Your task is to reproduce, verbatim and without pictures, the lines from the opening of the listing through the line containing "10.6, 10.6, 10.6]".
=-=-=-=-=
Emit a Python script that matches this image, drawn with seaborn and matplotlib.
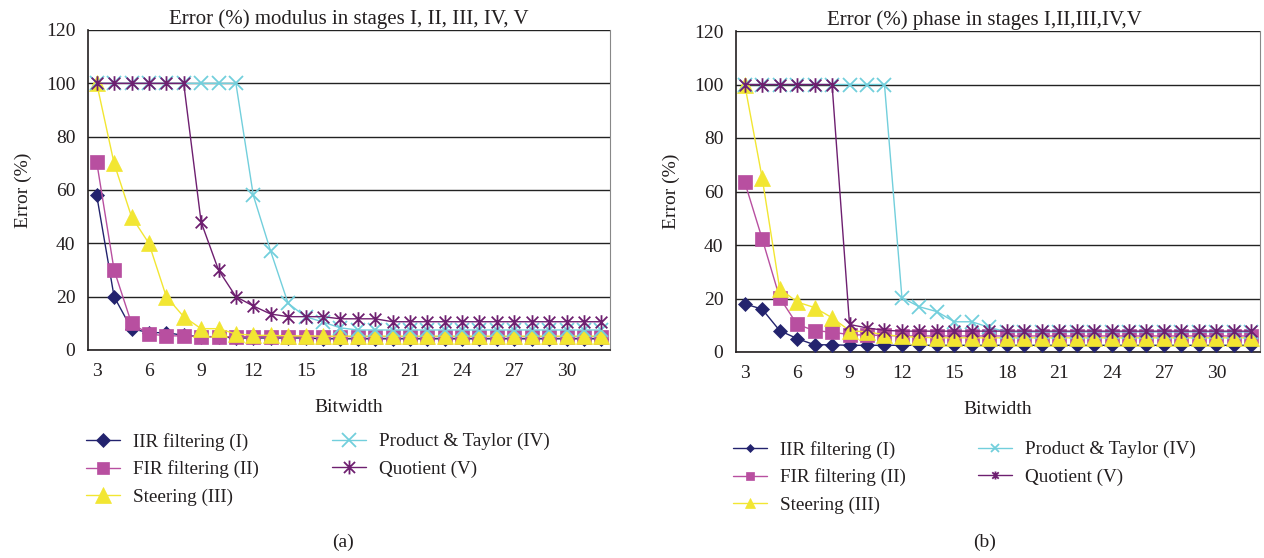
import numpy as np
import pandas as pd
import matplotlib
matplotlib.use("Agg")
import matplotlib.pyplot as plt
from matplotlib.path import Path
import seaborn as sns

# categories (bitwidth)
bitwidth = list(range(3, 33))

# (a) error (%) of modulus
iir_mod = [58, 20, 8, 6.5, 6.5, 5.5, 5, 5, 4.5, 4.5, 4.5, 4.5, 4.5, 4.2, 4.2,
           4.2, 4.2, 4.2, 4.2, 4.2, 4.2, 4.2, 4.2, 4.2, 4.2, 4.2, 4.2, 4.2, 4.2, 4.2]
fir_mod = [70.5, 30, 10, 6, 5.3, 5.3, 5, 5, 5, 5, 5, 5, 5, 5, 5,
           5, 5, 5, 5, 5, 5, 5, 5, 5, 5, 5, 5, 5, 5, 5]
steer_mod = [100, 70, 50, 40, 20, 12.5, 8, 8, 6, 5.5, 5.5, 5.3, 5.3, 5.2, 5.2,
             5.2, 5.2, 5.2, 5.2, 5.2, 5.2, 5.2, 5.2, 5.2, 5.2, 5.2, 5.2, 5.2, 5.2, 5.2]
prod_mod = [100, 100, 100, 100, 100, 100, 100, 100, 100, 58, 37, 17.5, 12.5, 10.5, 8.3,
            7.5, 7.5, 7.5, 7.5, 7.5, 7.5, 7.5, 7.5, 7.5, 7.5, 7.5, 7.5, 7.5, 7.5, 7.5]
quot_mod = [100, 100, 100, 100, 100, 100, 48, 30, 20, 16.5, 13.5, 12.5, 12.5, 12.5, 11.7,
            11.7, 11.7, 10.6, 10.6, 10.6, 10.6, 10.6, 10.6, 10.6, 10.6, 10.6, 10.6, 10.6, 10.6, 10.6]

# (b) error (%) of phase
iir_ph = [18, 16, 8, 5, 2.7, 2.7, 2.5, 2.5, 2.5, 2.5, 2.5, 2.5, 2.5, 2.5, 2.5,
          2.5, 2.5, 2.5, 2.5, 2.5, 2.5, 2.5, 2.5, 2.5, 2.5, 2.5, 2.5, 2.5, 2.5, 2.5]
fir_ph = [63.5, 42.3, 20.3, 10.3, 8, 7.4, 6.5, 6.3, 6.2, 6, 6, 6, 6, 6, 6,
          6, 6, 6, 6, 6, 6, 6, 6, 6, 6, 6, 6, 6, 6, 6]
steer_ph = [100, 65, 23.7, 18.7, 16.6, 12.8, 8, 7.5, 6.5, 5.8, 5.5, 5.3, 5.3, 5.3, 5.3,
            5.3, 5.3, 5.3, 5.3, 5.3, 5.3, 5.3, 5.3, 5.3, 5.3, 5.3, 5.3, 5.3, 5.3, 5.3]
prod_ph = [100, 100, 100, 100, 100, 100, 100, 100, 100, 20.3, 16.9, 15.1, 11.3, 11.3, 9.2,
           7.5, 7.5, 7.5, 7.5, 7.5, 7.5, 7.5, 7.5, 7.5, 7.5, 7.5, 7.5, 7.5, 7.5, 7.5]
quot_ph = [100, 100, 100, 100, 100, 100, 10.3, 9, 8.1, 7.8, 7.8, 7.8, 7.8, 7.8, 7.8,
           7.8, 7.8, 7.8, 7.8, 7.8, 7.8, 7.8, 7.8, 7.8, 7.8, 7.8, 7.8, 7.8, 7.8, 7.8]

series_names = ["IIR filtering (I)", "FIR filtering (II)", "Steering (III)",
                "Product & Taylor (IV)", "Quotient (V)"]
panel_titles = ["Error (%) modulus in stages I, II, III, IV, V",
                "Error (%) phase in stages I,II,III,IV,V"]
panel_tags = ["(a)", "(b)"]

# styles
colors = ["#23236e", "#b84fa0", "#f2e632", "#72cfdc", "#6e1f70"]
asterisk = Path([(0, -1), (0, 1), (-0.8, -0.8), (0.8, 0.8), (-0.8, 0.8), (0.8, -0.8)],
                [Path.MOVETO, Path.LINETO, Path.MOVETO, Path.LINETO, Path.MOVETO, Path.LINETO])
markers = ["D", "s", "^", "x", asterisk]
msizes = [7, 9.5, 12, 10.5, 10.5]

sns.set_style("white")
plt.rcParams["font.family"] = ["Liberation Serif", "DejaVu Serif"]
plt.rcParams["text.color"] = "#231f20"
plt.rcParams["axes.labelcolor"] = "#231f20"
plt.rcParams["xtick.color"] = "#231f20"
plt.rcParams["ytick.color"] = "#231f20"

fig = plt.figure(figsize=(12.64, 5.58), dpi=100)
W, H = 1264, 558

# axes boxes in pixels (left, top, right, bottom)
boxes = [(88, 30, 610, 350), (736, 31, 1260, 352)]
legend_pos = [((86, 433), (332, 433)), ((733, 441), (978, 441))]
tag_pos = [(343, 542), (985, 542)]
title_x = [0.5, 0.475]

panels = [[iir_mod, fir_mod, steer_mod, prod_mod, quot_mod],
          [iir_ph, fir_ph, steer_ph, prod_ph, quot_ph]]

for p, data in enumerate(panels):
    l, t, r, b = boxes[p]
    ax = fig.add_axes([l / W, 1 - b / H, (r - l) / W, (b - t) / H])
    df = pd.DataFrame({"Bitwidth": bitwidth * 5,
                       "Error": sum(data, []),
                       "series": np.repeat(series_names, len(bitwidth))})
    for i, name in enumerate(series_names):
        sub = df[df["series"] == name]
        mew = 1.3 if i >= 3 else 0.5
        sns.lineplot(data=sub, x="Bitwidth", y="Error", ax=ax, color=colors[i],
                     marker=markers[i], markersize=msizes[i], markeredgecolor=colors[i],
                     markerfacecolor=colors[i], markeredgewidth=mew, linewidth=1.0,
                     label=name, legend=False, zorder=3 + i)

    ax.set_xlim(2.5, 32.5)
    ax.set_ylim(0, 120)
    ax.set_yticks(range(0, 121, 20))
    ax.set_xticks(range(3, 31, 3))
    ax.set_xticks(np.arange(2.5, 33, 1), minor=True)
    ax.tick_params(axis="x", which="major", length=0, pad=9, labelsize=14)
    ax.tick_params(axis="x", which="minor", length=6, width=1, direction="out", color="#231f20")
    ax.tick_params(axis="y", which="major", length=6, width=1, direction="out", labelsize=14, pad=3)
    ax.yaxis.grid(True, color="#222222", linewidth=1.0)
    ax.set_axisbelow(True)
    for s in ["left", "bottom"]:
        ax.spines[s].set_color("#231f20")
        ax.spines[s].set_linewidth(1.2)
    ax.spines["right"].set_color("#888888")
    ax.spines["top"].set_visible(False)
    ax.set_title(panel_titles[p], fontsize=15, pad=4, x=title_x[p])
    ax.set_xlabel("Bitwidth", fontsize=14, labelpad=14)
    ax.set_ylabel("Error (%)", fontsize=14, labelpad=10)

    handles, labels = ax.get_legend_handles_labels()
    for k, (idx, pos) in enumerate(zip([[0, 1, 2], [3, 4]], legend_pos[p])):
        fig.legend([handles[j] for j in idx], [labels[j] for j in idx],
                   loc="upper left", bbox_to_anchor=(pos[0] / W, 1 - pos[1] / H),
                   frameon=False, fontsize=13.8, handlelength=1.75, handletextpad=0.7,
                   labelspacing=0.5, borderpad=0, borderaxespad=0, numpoints=1,
                   markerscale=0.95 if p == 0 else 0.55)
    fig.text(tag_pos[p][0] / W, 1 - tag_pos[p][1] / H, panel_tags[p],
             ha="center", va="center", fontsize=14)

fig.savefig("out.png", dpi=100)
=-=-=-=-=
== Task answer ==
Emit a Python script that matches this image, drawn with seaborn and matplotlib.
import numpy as np
import pandas as pd
import matplotlib
matplotlib.use("Agg")
import matplotlib.pyplot as plt
from matplotlib.path import Path
import seaborn as sns

# categories (bitwidth)
bitwidth = list(range(3, 33))

# (a) error (%) of modulus
iir_mod = [58, 20, 8, 6.5, 6.5, 5.5, 5, 5, 4.5, 4.5, 4.5, 4.5, 4.5, 4.2, 4.2,
           4.2, 4.2, 4.2, 4.2, 4.2, 4.2, 4.2, 4.2, 4.2, 4.2, 4.2, 4.2, 4.2, 4.2, 4.2]
fir_mod = [70.5, 30, 10, 6, 5.3, 5.3, 5, 5, 5, 5, 5, 5, 5, 5, 5,
           5, 5, 5, 5, 5, 5, 5, 5, 5, 5, 5, 5, 5, 5, 5]
steer_mod = [100, 70, 50, 40, 20, 12.5, 8, 8, 6, 5.5, 5.5, 5.3, 5.3, 5.2, 5.2,
             5.2, 5.2, 5.2, 5.2, 5.2, 5.2, 5.2, 5.2, 5.2, 5.2, 5.2, 5.2, 5.2, 5.2, 5.2]
prod_mod = [100, 100, 100, 100, 100, 100, 100, 100, 100, 58, 37, 17.5, 12.5, 10.5, 8.3,
            7.5, 7.5, 7.5, 7.5, 7.5, 7.5, 7.5, 7.5, 7.5, 7.5, 7.5, 7.5, 7.5, 7.5, 7.5]
quot_mod = [100, 100, 100, 100, 100, 100, 48, 30, 20, 16.5, 13.5, 12.5, 12.5, 12.5, 11.7,
            11.7, 11.7, 10.6, 10.6, 10.6, 10.6, 10.6, 10.6, 10.6, 10.6, 10.6, 10.6, 10.6, 10.6, 10.6]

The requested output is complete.